Do this
Give back a single number, the count of lines containing the word "chart".
==============================
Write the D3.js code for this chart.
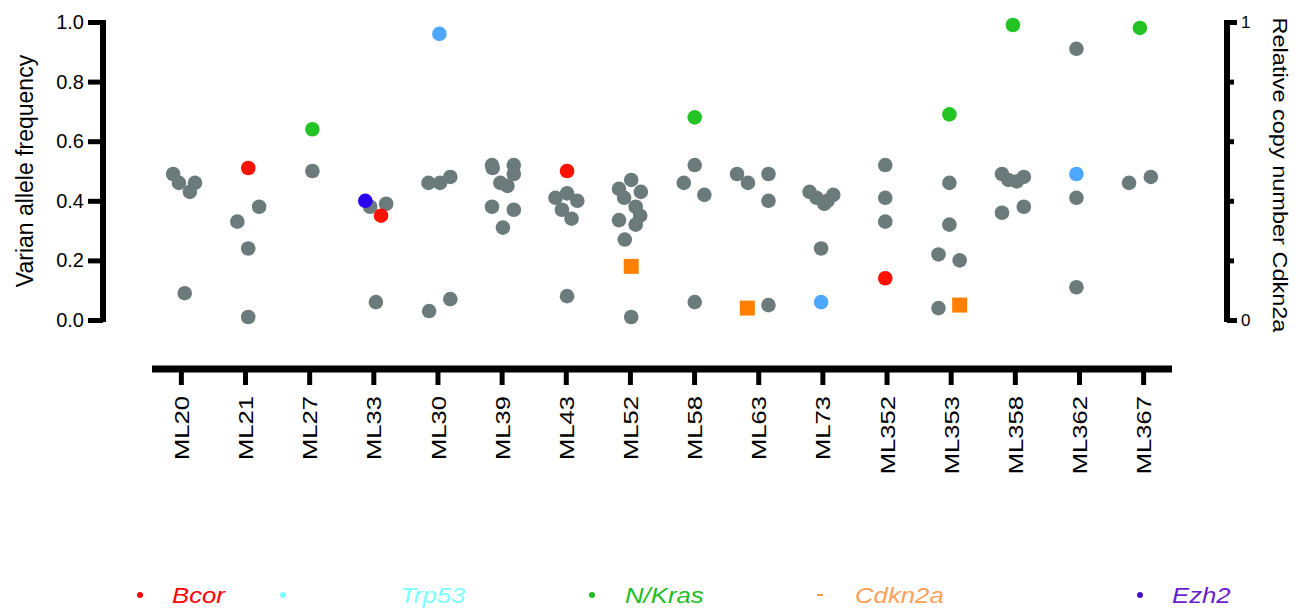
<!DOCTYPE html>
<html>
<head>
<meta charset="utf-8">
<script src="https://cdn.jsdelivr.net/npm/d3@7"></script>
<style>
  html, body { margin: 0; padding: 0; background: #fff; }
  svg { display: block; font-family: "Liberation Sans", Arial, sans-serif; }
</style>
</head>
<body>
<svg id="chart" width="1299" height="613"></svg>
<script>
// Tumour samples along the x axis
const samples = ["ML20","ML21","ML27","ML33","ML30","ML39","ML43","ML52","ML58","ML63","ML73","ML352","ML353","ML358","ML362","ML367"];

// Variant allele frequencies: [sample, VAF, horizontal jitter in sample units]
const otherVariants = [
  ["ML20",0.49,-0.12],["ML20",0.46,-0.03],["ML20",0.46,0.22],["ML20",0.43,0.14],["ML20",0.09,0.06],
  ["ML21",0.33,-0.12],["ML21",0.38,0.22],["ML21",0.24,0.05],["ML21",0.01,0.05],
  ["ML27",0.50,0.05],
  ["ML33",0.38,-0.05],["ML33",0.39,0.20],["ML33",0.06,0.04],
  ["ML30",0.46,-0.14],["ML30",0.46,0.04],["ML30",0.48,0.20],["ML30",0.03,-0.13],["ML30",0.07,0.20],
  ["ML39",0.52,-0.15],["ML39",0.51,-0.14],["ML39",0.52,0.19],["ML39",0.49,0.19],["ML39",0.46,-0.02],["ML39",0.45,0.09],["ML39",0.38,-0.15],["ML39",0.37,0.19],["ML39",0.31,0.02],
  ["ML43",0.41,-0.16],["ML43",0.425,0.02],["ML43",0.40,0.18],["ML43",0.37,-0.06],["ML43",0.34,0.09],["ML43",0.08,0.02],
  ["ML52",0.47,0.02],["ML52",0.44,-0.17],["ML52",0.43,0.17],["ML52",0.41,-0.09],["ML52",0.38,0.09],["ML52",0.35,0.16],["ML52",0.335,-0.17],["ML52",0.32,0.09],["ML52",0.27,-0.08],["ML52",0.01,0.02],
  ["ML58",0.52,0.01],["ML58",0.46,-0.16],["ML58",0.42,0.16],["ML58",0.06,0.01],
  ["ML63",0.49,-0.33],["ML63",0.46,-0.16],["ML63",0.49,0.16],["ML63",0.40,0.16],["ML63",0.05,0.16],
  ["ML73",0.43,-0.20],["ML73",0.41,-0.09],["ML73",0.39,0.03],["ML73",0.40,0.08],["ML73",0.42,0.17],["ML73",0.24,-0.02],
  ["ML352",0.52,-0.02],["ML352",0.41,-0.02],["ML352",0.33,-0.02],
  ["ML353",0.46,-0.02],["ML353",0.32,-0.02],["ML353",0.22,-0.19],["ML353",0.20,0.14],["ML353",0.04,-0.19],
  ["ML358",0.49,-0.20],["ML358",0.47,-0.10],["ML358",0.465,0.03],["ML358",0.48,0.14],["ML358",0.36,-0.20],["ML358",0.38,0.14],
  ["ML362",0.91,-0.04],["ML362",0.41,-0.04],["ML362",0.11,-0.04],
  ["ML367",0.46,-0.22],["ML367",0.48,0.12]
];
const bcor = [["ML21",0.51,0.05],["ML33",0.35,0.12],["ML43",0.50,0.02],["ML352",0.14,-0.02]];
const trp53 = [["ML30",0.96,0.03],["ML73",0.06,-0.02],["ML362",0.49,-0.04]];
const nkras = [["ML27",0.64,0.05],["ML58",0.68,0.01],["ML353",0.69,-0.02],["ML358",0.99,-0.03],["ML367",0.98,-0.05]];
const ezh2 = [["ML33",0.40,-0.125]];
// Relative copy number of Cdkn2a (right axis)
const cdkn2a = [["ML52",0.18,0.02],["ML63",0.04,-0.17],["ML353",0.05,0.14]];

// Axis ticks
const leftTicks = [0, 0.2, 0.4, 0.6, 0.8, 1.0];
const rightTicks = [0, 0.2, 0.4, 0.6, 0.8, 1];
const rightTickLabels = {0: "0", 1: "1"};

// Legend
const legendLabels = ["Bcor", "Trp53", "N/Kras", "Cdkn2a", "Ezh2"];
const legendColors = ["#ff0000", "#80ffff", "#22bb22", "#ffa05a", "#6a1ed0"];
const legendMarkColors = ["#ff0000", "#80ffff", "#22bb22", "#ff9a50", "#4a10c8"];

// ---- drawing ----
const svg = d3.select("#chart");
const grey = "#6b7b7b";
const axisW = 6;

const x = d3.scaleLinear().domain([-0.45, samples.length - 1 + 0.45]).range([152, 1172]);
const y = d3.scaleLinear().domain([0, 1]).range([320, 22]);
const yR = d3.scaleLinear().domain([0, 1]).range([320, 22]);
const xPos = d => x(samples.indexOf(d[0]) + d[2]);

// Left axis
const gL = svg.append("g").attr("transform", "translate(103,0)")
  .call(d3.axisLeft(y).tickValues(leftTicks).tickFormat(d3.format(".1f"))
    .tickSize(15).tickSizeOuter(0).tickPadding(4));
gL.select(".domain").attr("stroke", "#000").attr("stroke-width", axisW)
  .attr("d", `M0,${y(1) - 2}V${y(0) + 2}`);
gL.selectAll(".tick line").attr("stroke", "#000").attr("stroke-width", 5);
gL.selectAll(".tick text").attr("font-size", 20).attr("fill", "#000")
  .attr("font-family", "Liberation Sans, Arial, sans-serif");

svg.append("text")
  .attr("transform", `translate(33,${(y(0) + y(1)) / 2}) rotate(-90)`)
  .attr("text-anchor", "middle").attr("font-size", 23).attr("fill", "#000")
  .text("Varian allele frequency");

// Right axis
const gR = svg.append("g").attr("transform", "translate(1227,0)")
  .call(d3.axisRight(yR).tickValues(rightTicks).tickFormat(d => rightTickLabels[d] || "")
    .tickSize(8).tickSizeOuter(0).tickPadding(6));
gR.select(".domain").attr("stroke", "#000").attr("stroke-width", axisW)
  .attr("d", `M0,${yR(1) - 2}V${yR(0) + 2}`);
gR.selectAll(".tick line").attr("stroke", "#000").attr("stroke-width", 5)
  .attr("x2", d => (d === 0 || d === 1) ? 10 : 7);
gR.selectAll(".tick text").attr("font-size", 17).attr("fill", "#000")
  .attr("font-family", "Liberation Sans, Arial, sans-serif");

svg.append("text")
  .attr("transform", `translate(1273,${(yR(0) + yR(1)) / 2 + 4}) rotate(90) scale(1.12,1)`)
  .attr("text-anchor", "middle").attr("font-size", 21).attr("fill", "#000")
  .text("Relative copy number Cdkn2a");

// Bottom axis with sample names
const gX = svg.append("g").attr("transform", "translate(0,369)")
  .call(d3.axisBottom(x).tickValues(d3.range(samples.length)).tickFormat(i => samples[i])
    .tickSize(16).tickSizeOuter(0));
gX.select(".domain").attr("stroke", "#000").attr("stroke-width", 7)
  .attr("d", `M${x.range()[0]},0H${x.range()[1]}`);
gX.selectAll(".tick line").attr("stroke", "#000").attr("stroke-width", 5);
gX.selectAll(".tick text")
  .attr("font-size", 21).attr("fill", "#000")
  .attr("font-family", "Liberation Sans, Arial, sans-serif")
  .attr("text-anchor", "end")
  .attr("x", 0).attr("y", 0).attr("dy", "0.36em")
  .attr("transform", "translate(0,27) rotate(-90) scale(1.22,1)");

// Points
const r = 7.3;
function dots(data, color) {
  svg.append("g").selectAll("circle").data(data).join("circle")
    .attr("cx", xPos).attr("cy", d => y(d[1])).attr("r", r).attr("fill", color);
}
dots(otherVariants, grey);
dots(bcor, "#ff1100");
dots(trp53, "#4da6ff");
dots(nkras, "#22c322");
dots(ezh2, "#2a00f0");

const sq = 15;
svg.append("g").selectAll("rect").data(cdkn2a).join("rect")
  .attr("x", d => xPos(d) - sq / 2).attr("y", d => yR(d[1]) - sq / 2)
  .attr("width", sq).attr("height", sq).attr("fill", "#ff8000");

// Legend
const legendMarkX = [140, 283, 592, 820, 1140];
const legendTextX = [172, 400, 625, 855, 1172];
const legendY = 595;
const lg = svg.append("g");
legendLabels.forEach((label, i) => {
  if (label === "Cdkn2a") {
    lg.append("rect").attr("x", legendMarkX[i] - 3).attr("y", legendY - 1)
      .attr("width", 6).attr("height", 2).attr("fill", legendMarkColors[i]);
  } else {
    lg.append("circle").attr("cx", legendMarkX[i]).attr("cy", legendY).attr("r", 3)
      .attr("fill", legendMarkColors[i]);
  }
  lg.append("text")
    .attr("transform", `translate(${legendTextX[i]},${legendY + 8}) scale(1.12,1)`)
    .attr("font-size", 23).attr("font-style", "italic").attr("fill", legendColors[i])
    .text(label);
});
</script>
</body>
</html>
==============================
Finished exercise
3